• **WHAT TO WORK ON**
Your task is to retype, word for word, the lines from the start of the data through the line holding "import plotly.graph_objects as go". Do not include the pictures.
>>>
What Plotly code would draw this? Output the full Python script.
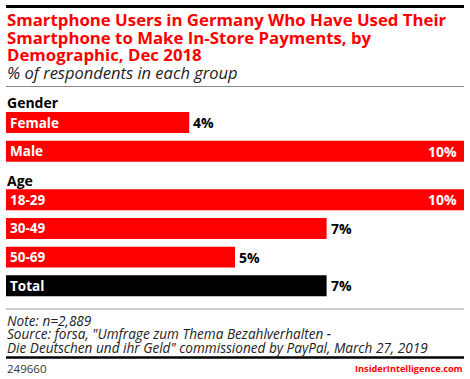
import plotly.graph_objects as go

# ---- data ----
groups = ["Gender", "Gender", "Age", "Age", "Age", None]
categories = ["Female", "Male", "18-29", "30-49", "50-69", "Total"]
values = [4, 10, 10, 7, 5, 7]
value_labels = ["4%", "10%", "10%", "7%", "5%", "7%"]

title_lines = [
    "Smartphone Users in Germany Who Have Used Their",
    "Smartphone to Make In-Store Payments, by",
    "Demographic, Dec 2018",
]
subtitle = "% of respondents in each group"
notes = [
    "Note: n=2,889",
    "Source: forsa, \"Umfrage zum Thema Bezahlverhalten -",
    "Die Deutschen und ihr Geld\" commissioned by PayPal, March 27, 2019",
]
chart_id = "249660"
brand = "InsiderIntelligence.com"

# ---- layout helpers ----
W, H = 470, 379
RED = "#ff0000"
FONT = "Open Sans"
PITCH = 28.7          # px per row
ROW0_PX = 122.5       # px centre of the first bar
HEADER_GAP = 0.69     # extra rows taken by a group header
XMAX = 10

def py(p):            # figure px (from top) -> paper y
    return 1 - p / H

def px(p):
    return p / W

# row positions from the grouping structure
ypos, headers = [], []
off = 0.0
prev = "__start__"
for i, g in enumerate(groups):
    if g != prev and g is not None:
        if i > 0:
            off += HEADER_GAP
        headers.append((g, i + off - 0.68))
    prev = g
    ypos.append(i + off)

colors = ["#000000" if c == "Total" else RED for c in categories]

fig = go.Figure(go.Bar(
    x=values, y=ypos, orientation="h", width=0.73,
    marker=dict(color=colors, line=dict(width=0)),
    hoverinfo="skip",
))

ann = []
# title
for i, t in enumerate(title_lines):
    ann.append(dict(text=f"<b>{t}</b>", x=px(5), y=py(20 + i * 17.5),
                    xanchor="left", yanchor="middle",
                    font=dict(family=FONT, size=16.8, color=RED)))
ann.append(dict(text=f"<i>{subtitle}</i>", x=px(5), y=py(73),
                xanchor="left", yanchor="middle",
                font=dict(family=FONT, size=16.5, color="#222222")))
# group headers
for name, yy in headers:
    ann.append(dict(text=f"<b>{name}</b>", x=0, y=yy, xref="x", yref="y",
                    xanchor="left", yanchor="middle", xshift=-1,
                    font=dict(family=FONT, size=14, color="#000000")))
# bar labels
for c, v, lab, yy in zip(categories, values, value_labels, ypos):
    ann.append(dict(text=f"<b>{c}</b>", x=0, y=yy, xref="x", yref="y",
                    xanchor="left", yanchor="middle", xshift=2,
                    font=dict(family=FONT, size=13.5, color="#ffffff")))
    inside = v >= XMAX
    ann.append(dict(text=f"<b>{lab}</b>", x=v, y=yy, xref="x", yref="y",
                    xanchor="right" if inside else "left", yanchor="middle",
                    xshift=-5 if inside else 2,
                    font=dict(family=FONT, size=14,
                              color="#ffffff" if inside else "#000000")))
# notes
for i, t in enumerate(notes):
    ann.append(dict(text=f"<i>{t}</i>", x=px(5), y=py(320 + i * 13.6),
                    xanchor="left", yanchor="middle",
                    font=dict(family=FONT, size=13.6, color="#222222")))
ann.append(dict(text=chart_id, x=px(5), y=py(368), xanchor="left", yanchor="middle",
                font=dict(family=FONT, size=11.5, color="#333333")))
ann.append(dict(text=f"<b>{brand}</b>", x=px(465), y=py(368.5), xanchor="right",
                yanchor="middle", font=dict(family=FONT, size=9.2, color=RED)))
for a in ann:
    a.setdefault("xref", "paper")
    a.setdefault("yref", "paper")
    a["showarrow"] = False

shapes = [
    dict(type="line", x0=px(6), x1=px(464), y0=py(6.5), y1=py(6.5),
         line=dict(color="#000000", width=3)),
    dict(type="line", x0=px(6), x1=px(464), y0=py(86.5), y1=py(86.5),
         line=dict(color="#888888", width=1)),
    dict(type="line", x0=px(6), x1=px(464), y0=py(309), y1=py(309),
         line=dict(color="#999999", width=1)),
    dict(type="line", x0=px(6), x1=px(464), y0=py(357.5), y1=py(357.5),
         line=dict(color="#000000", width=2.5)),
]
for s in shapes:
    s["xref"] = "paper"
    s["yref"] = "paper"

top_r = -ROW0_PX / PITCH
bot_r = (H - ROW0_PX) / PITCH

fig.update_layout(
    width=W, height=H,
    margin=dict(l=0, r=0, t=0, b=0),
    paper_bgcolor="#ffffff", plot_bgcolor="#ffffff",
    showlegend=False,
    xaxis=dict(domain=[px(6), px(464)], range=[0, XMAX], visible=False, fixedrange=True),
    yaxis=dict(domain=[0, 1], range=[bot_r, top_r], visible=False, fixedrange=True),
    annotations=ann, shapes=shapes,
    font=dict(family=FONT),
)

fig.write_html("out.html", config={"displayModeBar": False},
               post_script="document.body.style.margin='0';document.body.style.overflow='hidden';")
<<<
• **SOLUTION**
What Plotly code would draw this? Output the full Python script.
import plotly.graph_objects as go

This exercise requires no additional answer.